Outspoken Ferrari boss Sergio Marchionne has previously called the idea of an all-electric model “obscene.” A California-based enthusiast begs to differ, and he’s electrified a classic 1978 308 to prove his point.
Eric Hutchinson began his project by spending about $10,000 on a salvaged 308 destroyed by an engine fire, an issue that plagued the model throughout a good chunk of its life cycle. Working with input from a company called EV West, Hutchinson developed a new electric drivetrain built around three electric motors arranged in a V configuration, and linked via belts and pulleys. The V configuration allows the motors to slot neatly in the 308’s engine bay, which was once home to a carbureted V8 engine.
The motors spin the rear wheels via a manual transmission borrowed from the Porsche parts bin; we can hear you scoffing from here, Ferrari purists. The 308 is equipped with no less than 48 3.3-volt lithium-ion batteries arranged in packs, and it boasts a total driving range of approximately 80 miles.
The three motors provide a combined output of 415 horsepower and 330 pound-feet of torque, generous increases of 191 ponies and 121 pound-feet of twist over a stock 308. The car tips the scale at 3,350 pounds, a figure that makes it approximately 150 pounds heavier than stock. Performance specifications haven’t been published, but it’s undoubtedly faster with three electric motors than with a V8 engine. It’s also a whole lot quieter, for better or worse.

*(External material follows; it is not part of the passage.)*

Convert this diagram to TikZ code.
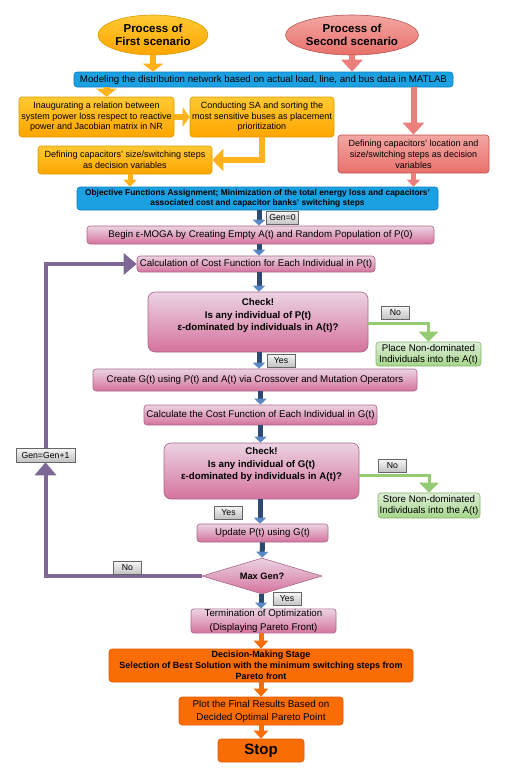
\documentclass[tikz,border=0pt]{standalone}
\usepackage{fontspec}
\setmainfont{Liberation Sans}
\usetikzlibrary{arrows.meta,shapes.geometric,calc}
\definecolor{ytop}{HTML}{FFC933}
\definecolor{ybot}{HTML}{FFA500}
\definecolor{ydraw}{HTML}{D79B00}
\definecolor{yarrc}{HTML}{FFB21A}
\definecolor{rtop}{HTML}{F4A6A3}
\definecolor{rbot}{HTML}{E8706B}
\definecolor{rdraw}{HTML}{B85450}
\definecolor{rarrc}{HTML}{EC7F7B}
\definecolor{bfill}{HTML}{1BA1E2}
\definecolor{bdraw}{HTML}{0B80C0}
\definecolor{ptop}{HTML}{EBD3E2}
\definecolor{pbot}{HTML}{D5739D}
\definecolor{pdraw}{HTML}{A9668E}
\definecolor{gtop}{HTML}{DDEDD8}
\definecolor{gbot}{HTML}{A6D68A}
\definecolor{gdraw}{HTML}{82B366}
\definecolor{garrc}{HTML}{96CB76}
\definecolor{ltop}{HTML}{F5F5F5}
\definecolor{lbot}{HTML}{C2C2C2}
\definecolor{ldraw}{HTML}{666666}
\definecolor{ofill}{HTML}{FA6D05}
\definecolor{odraw}{HTML}{E05A00}
\definecolor{barrc}{HTML}{2E4A72}
\definecolor{btipc}{HTML}{5A88C4}
\definecolor{purp}{HTML}{7D6795}
\begin{document}
\begin{tikzpicture}[x=1pt,y=-1pt,
  every node/.style={inner sep=1pt, align=center, text=black},
  base/.style={rectangle, rounded corners=3pt, line width=0.6pt, font=\fontsize{9.7}{11}\selectfont},
  ybox/.style={base, top color=ytop, bottom color=ybot, draw=ydraw, font=\fontsize{9}{10.5}\selectfont},
  rbox/.style={base, top color=rtop, bottom color=rbot, draw=rdraw, font=\fontsize{9}{11}\selectfont},
  bbox/.style={base, fill=bfill, draw=bdraw},
  pbox/.style={base, top color=ptop, bottom color=pbot, draw=pdraw},
  gbox/.style={base, top color=gtop, bottom color=gbot, draw=gdraw},
  obox/.style={base, fill=ofill, draw=odraw},
  lbl/.style={rectangle, line width=0.5pt, top color=ltop, bottom color=lbot, draw=ldraw, font=\fontsize{8.7}{10}\selectfont, inner xsep=3pt, minimum height=13pt, minimum width=28pt},
  yarr/.style={draw=yarrc, line width=6pt, -{Triangle[length=8pt,width=20pt]}},
  rarr/.style={draw=rarrc, line width=6pt, -{Triangle[length=12pt,width=21pt]}},
  barr/.style={draw=barrc, line width=5pt, -{Triangle[length=6pt,width=12pt,color=btipc]}},
  purarr/.style={draw=purp, line width=4pt, -{Triangle[length=13pt,width=21pt]}},
  garr/.style={draw=garrc, line width=3pt, -{Triangle[length=10pt,width=19pt]}},
  oarr/.style={draw=ofill, line width=5pt, -{Triangle[length=8pt,width=14pt]}}
]
\useasboundingbox (0,0) rectangle (504,771);

% ellipses
\node[ellipse, top color=ytop, bottom color=ybot, draw=ydraw, line width=0.6pt, minimum width=110pt, minimum height=40pt, font=\fontsize{11.5}{13.3}\selectfont\bfseries] (e1) at (153,35) {Process of\\First scenario};
\node[ellipse, top color=rtop, bottom color=rbot, draw=rdraw, line width=0.6pt, minimum width=113pt, minimum height=40pt, font=\fontsize{11.5}{13.3}\selectfont\bfseries] (e2) at (352,35) {Process of\\Second scenario};

% modeling bar
\node[bbox, minimum width=379pt, minimum height=15pt] (model) at (263.5,79.5) {Modeling the distribution network based on actual load, line, and bus data in MATLAB};

% first scenario boxes
\node[ybox, minimum width=155pt, minimum height=40pt] (b1) at (96.5,117) {Inaugurating a relation between\\system power loss respect to reactive\\power and Jacobian matrix in NR};
\node[ybox, minimum width=144pt, minimum height=40pt] (b2) at (262,117) {Conducting SA and sorting the\\most sensitive buses as placement\\prioritization};
\node[ybox, minimum width=174pt, minimum height=28pt] (b3) at (125,160) {Defining capacitors' size/switching steps\\as decision variables};

% second scenario box
\node[rbox, minimum width=151pt, minimum height=38pt] (r1) at (413.5,154) {Defining capacitors' location and\\size/switching steps as decision\\variables};

% objective bar
\node[bbox, minimum width=361pt, minimum height=23pt, font=\fontsize{8.4}{10}\selectfont\bfseries] (obj) at (257.5,198.5) {Objective Functions Assignment; Minimization of the total energy loss and capacitors'\\associated cost and capacitor banks' switching steps};

% MOGA
\node[pbox, minimum width=347pt, minimum height=18pt] (begin) at (260.5,235) {Begin ε-MOGA by Creating Empty A(t) and Random Population of P(0)};
\node[pbox, minimum width=238pt, minimum height=16pt] (calc) at (256,264) {Calculation of Cost Function for Each Individual in P(t)};
\node[pbox, rounded corners=7pt, minimum width=220pt, minimum height=60pt, text depth=14.5pt, font=\fontsize{9.7}{12.7}\selectfont\bfseries] (chk1) at (258,322) {Check!\\Is any individual of P(t)\\ε-dominated by individuals in A(t)?};
\node[gbox, minimum width=105pt, minimum height=24pt, font=\fontsize{9.7}{11}\selectfont] (place) at (428.5,354) {Place Non-dominated\\Individuals into the A(t)};
\node[pbox, minimum width=324pt, minimum height=22pt] (create) at (255,380) {Create G(t) using P(t) and A(t) via Crossover and Mutation Operators};
\node[pbox, minimum width=233pt, minimum height=20pt] (cost) at (260.5,415) {Calculate the Cost Function of Each Individual in G(t)};
\node[pbox, rounded corners=7pt, minimum width=195pt, minimum height=56pt, text depth=14.5pt, font=\fontsize{9.7}{12.3}\selectfont\bfseries] (chk2) at (261.5,471) {Check!\\Is any individual of G(t)\\ε-dominated by individuals in A(t)?};
\node[gbox, minimum width=102pt, minimum height=25pt, font=\fontsize{9.7}{11}\selectfont] (store) at (429,505.5) {Store Non-dominated\\Individuals into the A(t)};
\node[pbox, minimum width=131pt, minimum height=18pt] (update) at (262.5,533) {Update P(t) using G(t)};
\node[diamond, aspect=3.33, top color=ptop, bottom color=pbot, draw=pdraw, line width=0.6pt, minimum width=120pt, minimum height=36pt, inner sep=0pt, font=\fontsize{9.3}{10.5}\selectfont\bfseries] (dia) at (262,576) {Max Gen?};
\node[pbox, minimum width=145pt, minimum height=24pt, font=\fontsize{9.7}{13.3}\selectfont] (term) at (263.5,621) {Termination of Optimization\\(Displaying Pareto Front)};

% gen label box
\node[lbl, minimum width=59pt, minimum height=14pt] (gen) at (45.5,455) {Gen=Gen+1};

% decision
\node[obox, minimum width=304pt, minimum height=33pt, font=\fontsize{9}{11}\selectfont\bfseries] (dec) at (261,665.5) {Decision-Making Stage\\Selection of Best Solution with the minimum switching steps from\\Pareto front};
\node[obox, minimum width=164pt, minimum height=28pt, font=\fontsize{9.8}{13}\selectfont] (plot) at (261,711) {Plot the Final Results Based on\\Decided Optimal Pareto Point};
\node[obox, minimum width=86pt, minimum height=23pt, font=\fontsize{15}{17}\selectfont\bfseries] (stop) at (261,750.5) {Stop};

% connectors top
\draw[yarr] (e1.south) -- (e1.south |- model.north);
\draw[rarr] (e2.south) -- (e2.south |- model.north);
\draw[yarr] ([xshift=10pt]b1.north |- model.south) -- ([xshift=10pt]b1.north);
\draw[yarr, -{Triangle[length=7pt,width=19pt]}] (b1.east) -- (b2.west);
\draw[yarr, -{Triangle[length=11pt,width=22pt]}] (b2.south) |- (b3.east);
\draw[rarr] (r1.north |- model.south) -- (r1.north);
\draw[yarr, line width=5pt, -{Triangle[length=7pt,width=13pt]}] ([xshift=5pt]b3.south) -- ([xshift=5pt]b3.south |- obj.north);
\draw[rarr, line width=5pt, -{Triangle[length=7pt,width=13pt]}] (r1.south) -- (r1.south |- obj.north);

% main column
\draw[barr] ([xshift=1.5pt]obj.south) -- ([xshift=1.5pt]obj.south |- begin.north);
\node[lbl] (l0) at (282.5,218) {Gen=0};
\draw[barr] ([xshift=-1.5pt]begin.south) -- ([xshift=-1.5pt]begin.south |- calc.north);
\draw[barr] ([xshift=3pt]calc.south) -- ([xshift=3pt]calc.south |- chk1.north);
\draw[barr] ([xshift=1pt]chk1.south) -- ([xshift=1pt]chk1.south |- create.north);
\node[lbl] (ly1) at (281,360.5) {Yes};
\draw[garr] ([yshift=-1pt]chk1.east) -| (place.north);
\node[lbl] (ln1) at (395.5,312.5) {No};
\draw[barr] (cost.north |- create.south) -- (cost.north);
\draw[barr] (cost.south) -- (cost.south |- chk2.north);
\draw[garr] ([yshift=-4pt]chk2.east) -| (store.north);
\node[lbl] (ln2) at (392.5,466) {No};
\draw[barr] ([xshift=-1.5pt]chk2.south) -- ([xshift=-1.5pt]chk2.south |- update.north);
\node[lbl] (ly2) at (228.5,512.5) {Yes};
\draw[barr] (update.south) -- (dia.north);
\draw[barr] ([xshift=-1pt]dia.south) -- ([xshift=-1pt]dia.south |- term.north);
\node[lbl] (ly3) at (287,599) {Yes};

% loop
\draw[purarr] (dia.west) -| (gen.south);
\node[lbl] (ln3) at (127.5,568) {No};
\draw[purarr] (gen.north) |- (calc.west);

% bottom
\draw[oarr] (dec.north |- term.south) -- (dec.north);
\draw[oarr] (dec.south) -- (plot.north);
\draw[oarr] (plot.south) -- (stop.north);
\end{tikzpicture}
\end{document}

With the drivetrain ready to deliver instant torque, Hutchinson turned his attention to salvaging the body. The fire damage was repaired, and the 308 was treated to a fresh coat of red paint. Custom-built billet emblems were ordered to add a finishing touch to the look, and help set the EV apart from every other 308 roaming the streets of Southern California.
Driving an electric, maintenance-free classic is seemingly addictive. Now that the 308 has been resurrected and electrified, Hutchinson is building a battery-powered 1980 Fiat 124 Spider, the car that inspired the modern day Mazda-Miata-based 124 Spider that made its debut in Los Angeles late last year.